NMHH research: Hungarian children start to use internet younger and younger, but third of parents see no need to enhance digital literacy

Published: 10 November 2021

Almost twice as many 7-8-year-old children had mobile phones last year than in 2017, according to a representative survey by the National Media and Infocommunications Authority (NMHH). They are also quick to encounter harmful content online, but the result of the survey is encouraging and shows that parents' active interest in their children's online activity measurably reduces the online dangers for young people. Following the research, the media authority has revamped its Gyerekaneten.hu informational site for parents, and launched a campaign to promote the site.

Last year (again after 2017), on behalf of the NMHH, Psyma public opinion research company conducted a research based on a questionnaire and personal interviews about children’s media use patterns. The representative sample consisted of two thousand children aged 7 to 16 and their parents. The research shows that children go online and gain experience on social media sooner and sooner. In three years, the proportion of 7-8-year-old children with a phone has almost doubled, from 14% to 24%. Based on the survey, the majority of Hungarian ten-year-olds have a mobile phone, primarily a smartphone with a monthly fee and a mobile internet subscription.

The number of 10-year-old children on social media has more than tripled in 3 years, from 3% to 10%.

The research also found positive trends: although children start to use the internet earlier, they are more cautious and aware of their data than before. In 2017, 66% of children with a social media profile shared a photo of themselves, but this figure fell to 58% in 2020. Fewer and fewer of them make their email address, school name or phone number public.

Threats, risks and parenting strategies identified by the research

Research shows that the proportion of 11 to 16-year-olds who were contacted by strangers doubled in 3 years, from 9% to 18%. One in ten children follows back a stranger who has followed them, a quarter of 13-14-year-olds and nearly a third of 15-16-year-olds keep in touch with “friends” they have never met in person.
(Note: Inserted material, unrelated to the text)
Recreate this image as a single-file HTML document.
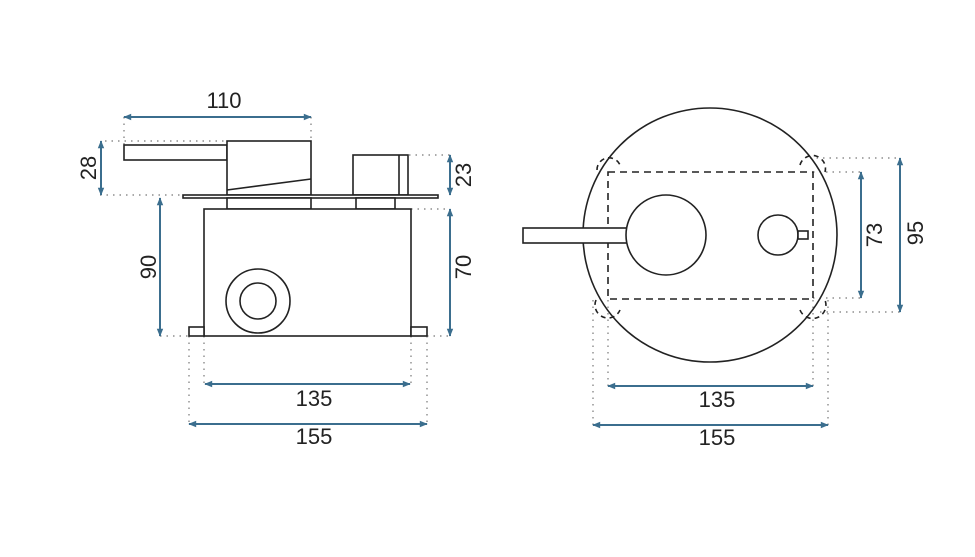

Half of the children contacted by strangers face online harms, and a quarter of them face a specific offence.

Around a third of Hungarian parents choose a passive strategy in their children's digital life, i.e. they do not ban, restrict, monitor or discuss their children's online experiences. Yet research shows that children of parents with active strategies make much more conscious decisions online than those with passive behaviour.

The result of the research is clear and encouraging and shows that any parental activity or interest in children's media presence measurably reduces the dangers for children. The full Psyma research and an executive summary highlighting the key findings are also available on the Authority’s website.

Gyerekaneten.hu updated

Gyerekaneten.hu is an advisory and informational website for parents relating to children's online activities, operated by the NMHH. Revamped for autumn 2021, the new structure of the site focuses on expert articles explaining different topics, and, beyond the articles and quizzes, it also invites you to explore more in-depth knowledge. The editors have updated and expanded the content of the site, and the new Checklists provide parents with short, bullet-pointed advice on how to understand and manage some of the current online phenomena. The advisory lists are written every month by experts who teach at the NMHH’s Magic Valley (Bűvösvölgy) media literacy education centres. Articles from external experts on the sensitive and important issues of digital parenting will also be published monthly. The first article highlighted addresses the problem of grooming, raising parents’ awareness of the activities of malicious strangers in the digital space and how to prevent them.

In November, the media authority has also launched a campaign to promote Gyerekaneten.hu, focusing on the issue of grooming. The campaign targets parents through city-light posters in public spaces across the country, advertisements on Budapest trams, and online and social media ads. The key idea behind the ads is that parents assume that they have intimate relationships with their children that is unique and provides protection. But children can also be reached online by malicious strangers, who can gain their trust (grooming) and this can pose serious dangers. Action can and should be taken to reduce the number of dangerous incidents in order to ensure the safety of children. Gyerekaneten.hu website can help you with this.